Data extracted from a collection
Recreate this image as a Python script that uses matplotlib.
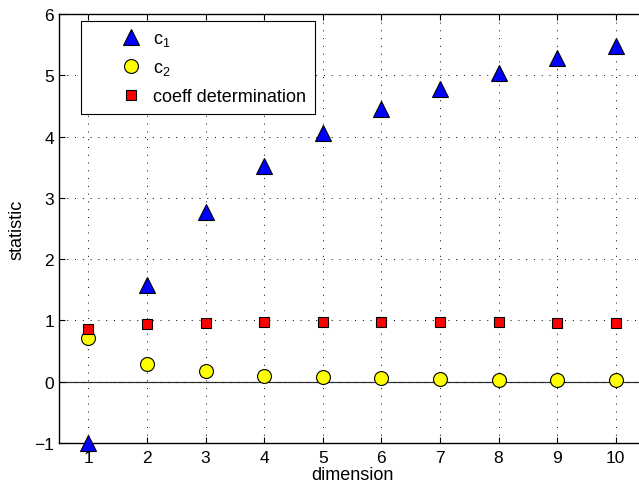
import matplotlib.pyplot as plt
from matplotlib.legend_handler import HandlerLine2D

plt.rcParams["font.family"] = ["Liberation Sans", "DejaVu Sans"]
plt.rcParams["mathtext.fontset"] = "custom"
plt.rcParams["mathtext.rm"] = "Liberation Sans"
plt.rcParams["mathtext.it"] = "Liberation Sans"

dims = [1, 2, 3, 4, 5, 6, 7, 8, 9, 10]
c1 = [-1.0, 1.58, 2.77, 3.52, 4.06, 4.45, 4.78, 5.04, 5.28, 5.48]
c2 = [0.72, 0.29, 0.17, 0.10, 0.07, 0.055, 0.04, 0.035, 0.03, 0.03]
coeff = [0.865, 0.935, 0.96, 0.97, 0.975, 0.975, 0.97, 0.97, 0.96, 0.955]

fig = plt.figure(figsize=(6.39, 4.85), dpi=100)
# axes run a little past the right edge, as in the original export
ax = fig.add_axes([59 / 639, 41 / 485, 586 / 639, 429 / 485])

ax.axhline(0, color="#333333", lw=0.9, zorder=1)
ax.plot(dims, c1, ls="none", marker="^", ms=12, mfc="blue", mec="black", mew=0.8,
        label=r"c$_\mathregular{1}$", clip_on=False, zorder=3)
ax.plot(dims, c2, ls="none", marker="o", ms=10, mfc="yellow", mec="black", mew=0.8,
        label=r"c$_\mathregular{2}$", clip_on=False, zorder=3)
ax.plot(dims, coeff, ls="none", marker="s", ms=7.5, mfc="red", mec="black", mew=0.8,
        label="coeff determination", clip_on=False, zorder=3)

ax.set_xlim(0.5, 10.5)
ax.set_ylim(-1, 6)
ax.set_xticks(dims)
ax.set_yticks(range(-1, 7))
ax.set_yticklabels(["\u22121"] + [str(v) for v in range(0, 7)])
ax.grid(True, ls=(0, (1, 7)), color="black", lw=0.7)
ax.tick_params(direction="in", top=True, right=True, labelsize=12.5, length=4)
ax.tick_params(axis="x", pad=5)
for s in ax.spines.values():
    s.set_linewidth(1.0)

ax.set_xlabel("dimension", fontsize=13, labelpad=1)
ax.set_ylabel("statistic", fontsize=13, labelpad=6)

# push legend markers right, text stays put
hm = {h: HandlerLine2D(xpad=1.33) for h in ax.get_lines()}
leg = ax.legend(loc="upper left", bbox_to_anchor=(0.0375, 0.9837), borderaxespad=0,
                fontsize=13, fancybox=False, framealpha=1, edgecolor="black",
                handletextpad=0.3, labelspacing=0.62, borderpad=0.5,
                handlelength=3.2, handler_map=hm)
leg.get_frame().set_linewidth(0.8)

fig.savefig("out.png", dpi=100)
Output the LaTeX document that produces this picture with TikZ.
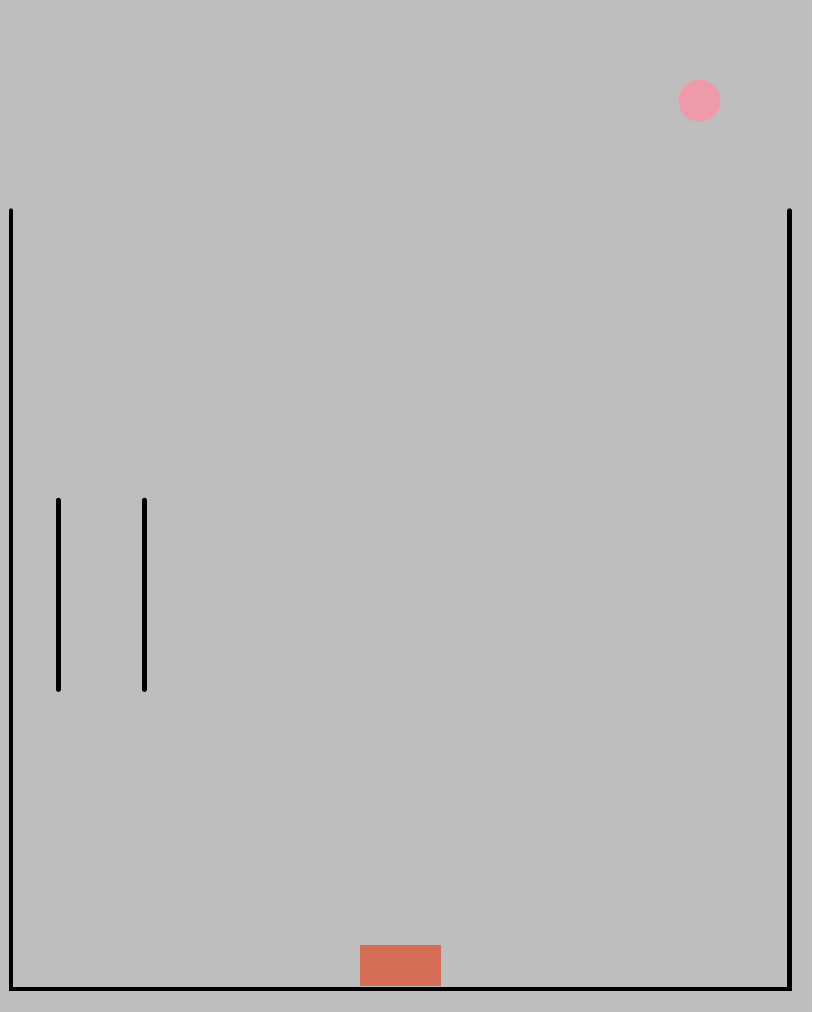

WHAT TO DO
Repeat each record exactly as shown above, dropping all images.

RESPONSE FOR THIS EXERCISE
Recreate this image as a Python script that uses matplotlib.
import matplotlib.pyplot as plt
from matplotlib.legend_handler import HandlerLine2D

plt.rcParams["font.family"] = ["Liberation Sans", "DejaVu Sans"]
plt.rcParams["mathtext.fontset"] = "custom"
plt.rcParams["mathtext.rm"] = "Liberation Sans"
plt.rcParams["mathtext.it"] = "Liberation Sans"

dims = [1, 2, 3, 4, 5, 6, 7, 8, 9, 10]
c1 = [-1.0, 1.58, 2.77, 3.52, 4.06, 4.45, 4.78, 5.04, 5.28, 5.48]
c2 = [0.72, 0.29, 0.17, 0.10, 0.07, 0.055, 0.04, 0.035, 0.03, 0.03]
coeff = [0.865, 0.935, 0.96, 0.97, 0.975, 0.975, 0.97, 0.97, 0.96, 0.955]

fig = plt.figure(figsize=(6.39, 4.85), dpi=100)
# axes run a little past the right edge, as in the original export
ax = fig.add_axes([59 / 639, 41 / 485, 586 / 639, 429 / 485])

ax.axhline(0, color="#333333", lw=0.9, zorder=1)
ax.plot(dims, c1, ls="none", marker="^", ms=12, mfc="blue", mec="black", mew=0.8,
        label=r"c$_\mathregular{1}$", clip_on=False, zorder=3)
ax.plot(dims, c2, ls="none", marker="o", ms=10, mfc="yellow", mec="black", mew=0.8,
        label=r"c$_\mathregular{2}$", clip_on=False, zorder=3)
ax.plot(dims, coeff, ls="none", marker="s", ms=7.5, mfc="red", mec="black", mew=0.8,
        label="coeff determination", clip_on=False, zorder=3)

ax.set_xlim(0.5, 10.5)
ax.set_ylim(-1, 6)
ax.set_xticks(dims)
ax.set_yticks(range(-1, 7))
ax.set_yticklabels(["\u22121"] + [str(v) for v in range(0, 7)])
ax.grid(True, ls=(0, (1, 7)), color="black", lw=0.7)
ax.tick_params(direction="in", top=True, right=True, labelsize=12.5, length=4)
ax.tick_params(axis="x", pad=5)
for s in ax.spines.values():
    s.set_linewidth(1.0)

ax.set_xlabel("dimension", fontsize=13, labelpad=1)
ax.set_ylabel("statistic", fontsize=13, labelpad=6)

# push legend markers right, text stays put
hm = {h: HandlerLine2D(xpad=1.33) for h in ax.get_lines()}
leg = ax.legend(loc="upper left", bbox_to_anchor=(0.0375, 0.9837), borderaxespad=0,
                fontsize=13, fancybox=False, framealpha=1, edgecolor="black",
                handletextpad=0.3, labelspacing=0.62, borderpad=0.5,
                handlelength=3.2, handler_map=hm)
leg.get_frame().set_linewidth(0.8)

fig.savefig("out.png", dpi=100)
Output the LaTeX document that produces this picture with TikZ.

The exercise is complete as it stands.